L’article L.331-12 du CU précise uniquement que ces logements bénéficient, de plein droit, d’un abattement de 50 % sur la valeur. Cet abattement peut toutefois se cumuler avec une exonération, à la discrétion des collectivités locales. En effet, l’article L.331-9 du CU permet aux organes délibérants des communes, des départements et des régions d’exonérer totalement ou partiellement de la TA la réalisation de logements sociaux aidés (prêts locatifs sociaux – PLS, prêts locatifs à usage social – PLUS, logements locatifs sociaux – LLS). 

Les projets de construction de logements sociaux aidés en PLS, PLUS et LLS réalisés à Paris sont ainsi, par exemple, exonérés totalement des parts communale et départementale de la TA sur ce fondement.

l Exonérations et abattement au titre de la redevance d’archéologie préventive  

Une redevance d’archéologie préventive (RAP) dont le régime est déterminé par les articles L.524-1 et suivants du Code du patrimoine est également due lorsque les travaux envisagés affectent le sous-sol et sont notamment soumis à une autorisation d’urbanisme. 

Sont exonérés de la RAP, les logements sociaux financés en PLAI. Par ailleurs, un abattement de 50 % s’applique pour les logements sociaux financés en PLS, PLUS et LLS. Cependant, à la différence de la TA, aucune autre exonération ne peut s’appliquer.

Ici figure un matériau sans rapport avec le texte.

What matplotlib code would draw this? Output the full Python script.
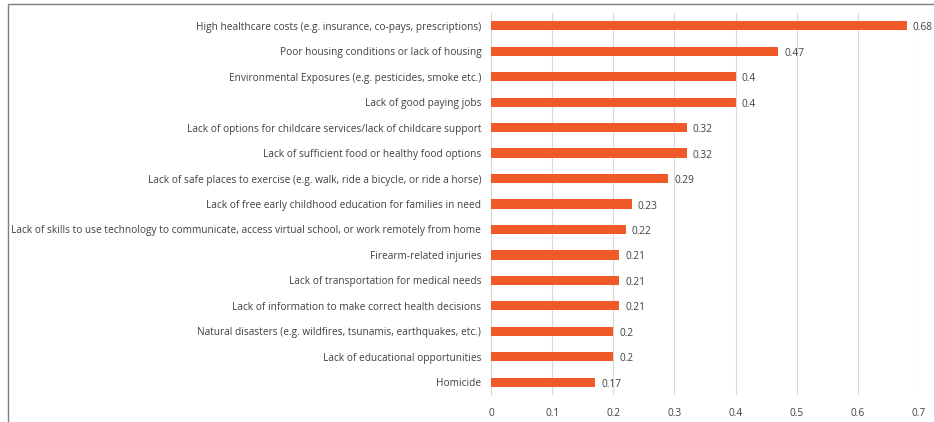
import matplotlib
matplotlib.use("Agg")
from matplotlib import pyplot as plt
from matplotlib.patches import Rectangle

categories = [
    "High healthcare costs (e.g. insurance, co-pays, prescriptions)",
    "Poor housing conditions or lack of housing",
    "Environmental Exposures (e.g. pesticides, smoke etc.)",
    "Lack of good paying jobs",
    "Lack of options for childcare services/lack of childcare support",
    "Lack of sufficient food or healthy food options",
    "Lack of safe places to exercise (e.g. walk, ride a bicycle, or ride a horse)",
    "Lack of free early childhood education for families in need",
    "Lack of skills to use technology to communicate, access virtual school, or work remotely from home",
    "Firearm-related injuries",
    "Lack of transportation for medical needs",
    "Lack of information to make correct health decisions",
    "Natural disasters (e.g. wildfires, tsunamis, earthquakes, etc.)",
    "Lack of educational opportunities",
    "Homicide",
]
values = [0.68, 0.47, 0.4, 0.4, 0.32, 0.32, 0.29, 0.23, 0.22, 0.21, 0.21, 0.21, 0.2, 0.2, 0.17]
xticks = [0, 0.1, 0.2, 0.3, 0.4, 0.5, 0.6, 0.7]

plt.rcParams['font.family'] = ['Open Sans', 'DejaVu Sans']
text_col = '#404040'
bar_col = '#F05A28'

fig = plt.figure(figsize=(9.34, 4.22), dpi=100)
ax = fig.add_axes([491/934, 1-395/422, (919-491)/934, (395-13)/422])

y = list(range(len(categories)))
ax.barh(y, values, height=0.36, color=bar_col, zorder=3)
for yi, v in zip(y, values):
    ax.text(v + 0.01, yi + 0.08, f"{v:g}", va='center', ha='left', fontsize=7.3, color=text_col)

ax.set_ylim(len(categories) - 0.5, -0.5)
ax.set_xlim(0, 0.7)
ax.set_yticks(y)
ax.set_yticklabels(categories, fontsize=7.3, color=text_col)
ax.set_xticks(xticks)
ax.set_xticklabels([f"{t:g}" for t in xticks], fontsize=7.3, color=text_col)
ax.tick_params(axis='both', length=0)
ax.tick_params(axis='y', pad=7)
ax.tick_params(axis='x', pad=9)
ax.grid(axis='x', color='#d9d9d9', linewidth=0.8, zorder=0)
for s in ['top', 'right', 'bottom']:
    ax.spines[s].set_visible(False)
ax.spines['left'].set_color('#d9d9d9')
ax.spines['left'].set_linewidth(0.8)

# outer chart frame (partly cropped)
fig.patches.append(Rectangle((8/934, -0.1), 1.1, 1.1 - 4/422, transform=fig.transFigure,
                             fill=False, edgecolor='#7f7f7f', linewidth=1.0))

fig.savefig('out.png', dpi=100)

Le CU prévoit ainsi des mécanismes réglementaires et fiscaux divers visant à favoriser la création de logements sociaux, ces mesures étant néanmoins subordonnées à la volonté des collectivités locales. 

1. A l’exception des communes faisant l’objet d’un arrêté de carence pour lesquelles l’article L.111-24 du CU impose des contraintes en matière de création de logements sociaux applicables de plein droit.

2. Cette exigence est toutefois appréciée de façon souple par le juge administratif dès lors qu’il n’est pas nécessaire d’avoir préalablement élaboré un programme précis de création de logements sociaux (voir notamment : CAA Bordeaux, 18 juin 2013, n° 13BX00550).